Com a inclusão das Houses no FESTU em 2025, Alitta conseguiu pavimentar o caminho para uma nova geração de artistas dissidentes. Ela vê essa conquista como uma vitória coletiva e um avanço para a comunidade LGBTQIAPN+ que, apesar de não ter acesso às formas tradicionais de ensino, encontra na arte um meio de estudo, resistência e transformação.

Reconhecimento internacional
A ascensão de Alitta no teatro não se restringe ao Brasil. Após o término da temporada de Macário do Brazil, no TUSP (São Paulo), com direção de Carlos Canhameiro, em setembro de 2024, ela está nas últimas semanas de turnê europeia do espetáculo A Noiva e o Boa Noite Cinderela, que circula em cidades como Paris, Antuérpia e Varsóvia. Em 2024, ela foi premiada pelo espetáculo com o título de Best Performance no Festival Radikal Jung, em Munique, e se tornou a primeira pessoa trans a ter um texto publicado pela renomada editora francesa Les Solitaires Intempestifs.

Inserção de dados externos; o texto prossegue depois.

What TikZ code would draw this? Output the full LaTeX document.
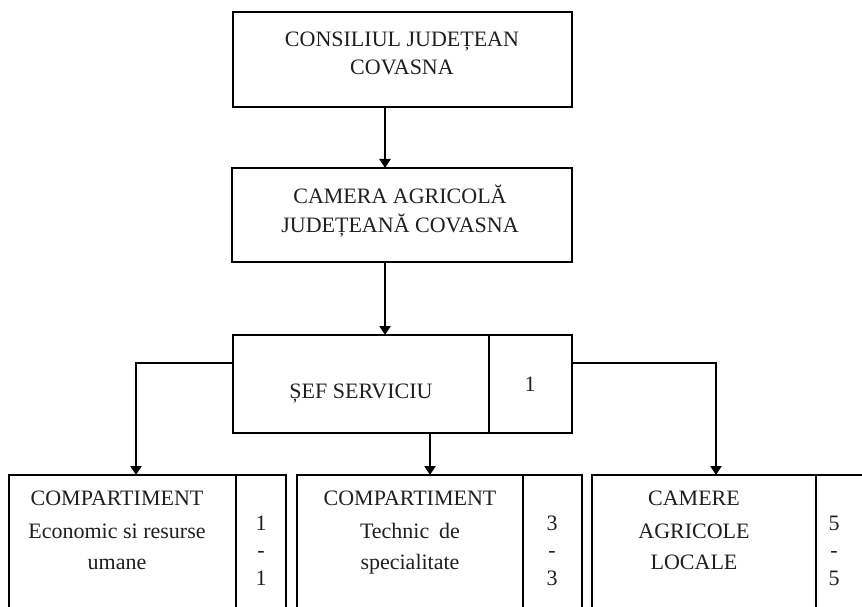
\documentclass[tikz,border=0pt]{standalone}
\usepackage{fontspec}
\setmainfont{Liberation Serif}
\usetikzlibrary{arrows.meta,calc}
\tikzset{
  box/.style={draw=black, line width=2.5pt, rectangle, inner sep=0pt, outer sep=0pt, anchor=north west},
  txt/.style={font=\fontsize{22}{26}\selectfont, anchor=base, inner sep=0pt, text=black!88},
  arr/.style={line width=2.2pt, -{Triangle[length=9pt,width=11pt]}},
  divline/.style={line width=1.6pt},
  divthick/.style={line width=2.5pt}
}
\begin{document}
\begin{tikzpicture}[x=1pt,y=-1pt]
\useasboundingbox (0,0) rectangle (862,607);
\clip (0,0) rectangle (862,607);
% boxes
\node[box, minimum width=339pt, minimum height=95pt] (b1) at (233,12) {};
\node[box, minimum width=340pt, minimum height=94pt] (b2) at (232,168) {};
\node[box, minimum width=339pt, minimum height=98pt] (b3) at (233,335) {};
\node[box, minimum width=277pt, minimum height=200pt] (bA) at (9,475) {};
\node[box, minimum width=285pt, minimum height=200pt] (bB) at (297,475) {};
\node[box, minimum width=280pt, minimum height=200pt] (bC) at (592,475) {};
% dividers
\coordinate (d3) at (489,0);
\coordinate (dA) at (236,0);
\coordinate (dB) at (523,0);
\coordinate (dC) at (816,0);
\draw[divline] (d3 |- b3.north) -- (d3 |- b3.south);
\draw[divthick] (dA |- bA.north) -- (dA |- bA.south);
\draw[divthick] (dB |- bB.north) -- (dB |- bB.south);
\draw[divthick] (dC |- bC.north) -- (dC |- bC.south);
% connectors
\coordinate (ax) at (385,0);
\coordinate (by) at (0,363);
\coordinate (lx) at (136,0);
\coordinate (mx) at (430,0);
\coordinate (rx) at (716,0);
\draw[arr] (ax |- b1.south) -- (ax |- b2.north);
\draw[arr] (ax |- b2.south) -- (ax |- b3.north);
\draw[arr] (b3.west |- by) -| (lx |- bA.north);
\draw[arr] (mx |- b3.south) -- (mx |- bB.north);
\draw[arr] (b3.east |- by) -| (rx |- bC.north);
% texts
\node[txt] (t1a) at (402,47) {CONSILIUL JUDEȚEAN};
\node[txt] (t1b) at (402,75) {COVASNA};
\node[txt] (t2a) at (400,203) {CAMERA AGRICOLĂ};
\node[txt] (t2b) at (400,232) {JUDEȚEANĂ COVASNA};
\node[txt] (t3) at (361,398) {ȘEF SERVICIU};
\node[txt] (n3) at (530,391) {1};
\node[txt] (tA1) at (117,505) {COMPARTIMENT};
\node[txt] (tA2) at (117,538) {Economic si resurse};
\node[txt] (tA3) at (117,569) {umane};
\node[txt] (nA1) at (261,530) {1};
\node[txt] (nA2) at (261,557.5) {-};
\node[txt] (nA3) at (261,585) {1};
\node[txt] (tB1) at (410,505) {COMPARTIMENT};
\node[txt] (tB2) at (410,538) {Technic\hspace{0.45em}de};
\node[txt] (tB3) at (410,569) {specialitate};
\node[txt] (nB1) at (552,530) {3};
\node[txt] (nB2) at (552,557.5) {-};
\node[txt] (nB3) at (552,585) {3};
\node[txt] (tC1) at (694,505) {CAMERE};
\node[txt] (tC2) at (694,538) {AGRICOLE};
\node[txt] (tC3) at (694,569) {LOCALE};
\node[txt] (nC1) at (834,530) {5};
\node[txt] (nC2) at (834,557.5) {-};
\node[txt] (nC3) at (834,585) {5};
\end{tikzpicture}
\end{document}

Para Alitta, o reconhecimento internacional é uma forma de amplificar sua luta contra o racismo e a transfobia, questões que ela enfrenta tanto em sua vida pessoal quanto em sua carreira. No Brasil, ela ressalta que ainda é, muitas vezes, a única pessoa preta e trans nos projetos em que trabalha. Apesar disso, ela acredita que suas conquistas representam um passo importante para que outras mulheres trans negras e periféricas tenham suas vozes ouvidas. “Tudo o que conquistei é resultado de uma luta coletiva. As mulheres trans negras do passado abriram o caminho para que eu pudesse ser pioneira hoje, e agora eu estou pavimentando os caminhos para a próxima geração”, afirma.

Alitta também reflete sobre o impacto do racismo estrutural no Brasil, onde o teatro ainda é um espaço elitizado e predominantemente branco. Para ela, o fato de ser reconhecida como a “primeira dama do teatro de sua geração” por alguns críticos é uma honra, mas também um lembrete de que essa luta está longe de acabar. “O que me une a figuras como Cacilda Becker não é o título, mas a luta de cada uma em seu tempo. Elas foram agentes de transformação social e política, assim como eu busco ser agora, conscientemente e inconsciente também. É algo que está no corpo. Na pele”, finaliza.